SUPPLIED INFORMATION:
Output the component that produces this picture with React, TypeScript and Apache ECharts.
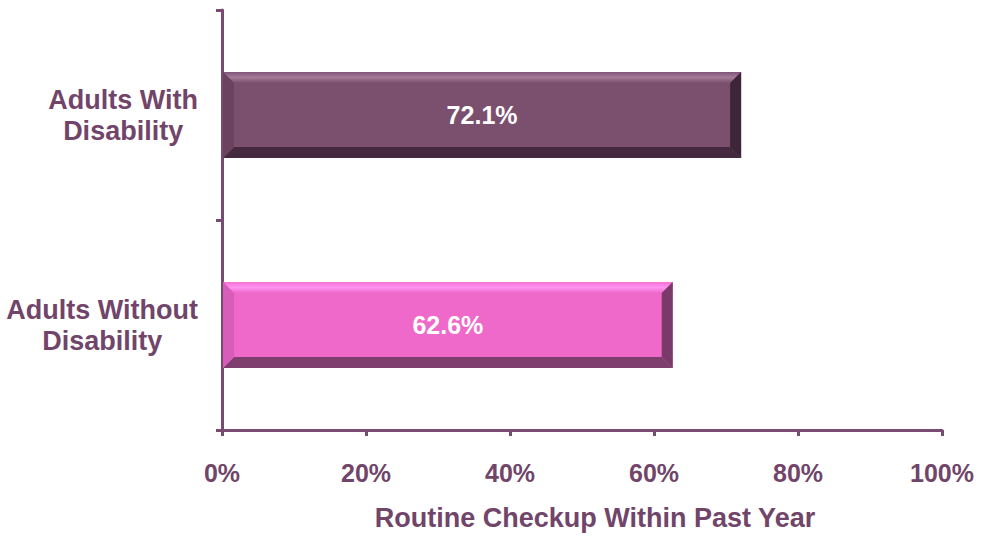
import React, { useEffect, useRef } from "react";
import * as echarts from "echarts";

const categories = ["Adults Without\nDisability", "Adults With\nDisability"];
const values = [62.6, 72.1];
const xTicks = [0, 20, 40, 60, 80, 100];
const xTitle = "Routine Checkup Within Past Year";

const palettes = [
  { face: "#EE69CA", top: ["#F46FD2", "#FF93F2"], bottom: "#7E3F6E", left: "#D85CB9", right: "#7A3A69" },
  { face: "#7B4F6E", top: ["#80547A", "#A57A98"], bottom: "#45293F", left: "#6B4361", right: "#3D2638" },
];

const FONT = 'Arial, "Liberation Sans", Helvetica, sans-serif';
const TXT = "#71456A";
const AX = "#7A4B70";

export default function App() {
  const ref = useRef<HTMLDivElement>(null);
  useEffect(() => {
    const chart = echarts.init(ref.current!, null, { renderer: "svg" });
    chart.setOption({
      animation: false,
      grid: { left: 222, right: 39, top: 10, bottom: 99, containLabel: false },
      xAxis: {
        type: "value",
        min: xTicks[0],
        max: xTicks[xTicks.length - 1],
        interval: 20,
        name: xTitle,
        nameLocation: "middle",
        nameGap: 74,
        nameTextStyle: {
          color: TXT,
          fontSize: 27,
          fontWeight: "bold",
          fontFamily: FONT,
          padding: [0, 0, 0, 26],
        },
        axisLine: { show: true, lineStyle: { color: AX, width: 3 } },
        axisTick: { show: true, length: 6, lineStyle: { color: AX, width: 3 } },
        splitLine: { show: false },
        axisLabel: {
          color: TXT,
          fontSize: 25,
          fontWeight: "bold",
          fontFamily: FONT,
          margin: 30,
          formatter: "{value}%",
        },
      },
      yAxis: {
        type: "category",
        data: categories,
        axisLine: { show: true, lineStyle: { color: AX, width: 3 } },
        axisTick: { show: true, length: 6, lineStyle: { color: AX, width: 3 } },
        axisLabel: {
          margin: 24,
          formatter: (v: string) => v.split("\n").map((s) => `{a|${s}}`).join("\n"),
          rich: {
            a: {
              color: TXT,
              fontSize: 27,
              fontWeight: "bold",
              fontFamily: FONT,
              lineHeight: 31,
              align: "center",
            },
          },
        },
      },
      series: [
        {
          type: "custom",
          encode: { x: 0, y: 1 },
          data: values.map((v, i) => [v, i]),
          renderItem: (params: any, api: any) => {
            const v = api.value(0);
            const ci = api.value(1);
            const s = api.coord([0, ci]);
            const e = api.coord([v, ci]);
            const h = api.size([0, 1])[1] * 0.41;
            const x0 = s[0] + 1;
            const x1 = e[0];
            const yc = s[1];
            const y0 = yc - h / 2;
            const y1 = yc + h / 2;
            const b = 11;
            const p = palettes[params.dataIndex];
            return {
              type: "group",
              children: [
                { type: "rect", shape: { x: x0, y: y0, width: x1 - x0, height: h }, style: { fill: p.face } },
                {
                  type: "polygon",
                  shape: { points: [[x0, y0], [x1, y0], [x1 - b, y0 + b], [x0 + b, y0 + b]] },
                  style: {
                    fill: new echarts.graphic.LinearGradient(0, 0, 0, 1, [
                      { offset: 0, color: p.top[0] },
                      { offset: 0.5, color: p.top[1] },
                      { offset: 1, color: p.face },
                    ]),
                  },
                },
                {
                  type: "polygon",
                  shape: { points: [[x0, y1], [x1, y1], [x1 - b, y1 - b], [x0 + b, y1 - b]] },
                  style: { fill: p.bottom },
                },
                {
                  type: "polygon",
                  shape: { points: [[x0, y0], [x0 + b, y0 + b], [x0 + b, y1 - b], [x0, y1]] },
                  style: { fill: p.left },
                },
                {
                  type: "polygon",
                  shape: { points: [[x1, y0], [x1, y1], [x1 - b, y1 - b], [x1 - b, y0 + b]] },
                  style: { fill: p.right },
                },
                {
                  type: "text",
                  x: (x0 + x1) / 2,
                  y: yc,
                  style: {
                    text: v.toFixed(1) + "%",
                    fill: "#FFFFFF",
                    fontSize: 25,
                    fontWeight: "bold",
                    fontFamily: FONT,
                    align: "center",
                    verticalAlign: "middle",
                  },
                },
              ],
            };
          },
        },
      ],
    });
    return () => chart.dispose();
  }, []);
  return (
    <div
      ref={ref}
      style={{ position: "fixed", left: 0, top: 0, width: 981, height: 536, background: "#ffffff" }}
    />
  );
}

TASK: Omitting all pictures, restate exactly the lines of the material from its start through the line that contains "Checkup Within Past".

THE RESPONSE:
Output the component that produces this picture with React, TypeScript and Apache ECharts.
import React, { useEffect, useRef } from "react";
import * as echarts from "echarts";

const categories = ["Adults Without\nDisability", "Adults With\nDisability"];
const values = [62.6, 72.1];
const xTicks = [0, 20, 40, 60, 80, 100];
const xTitle = "Routine Checkup Within Past Year";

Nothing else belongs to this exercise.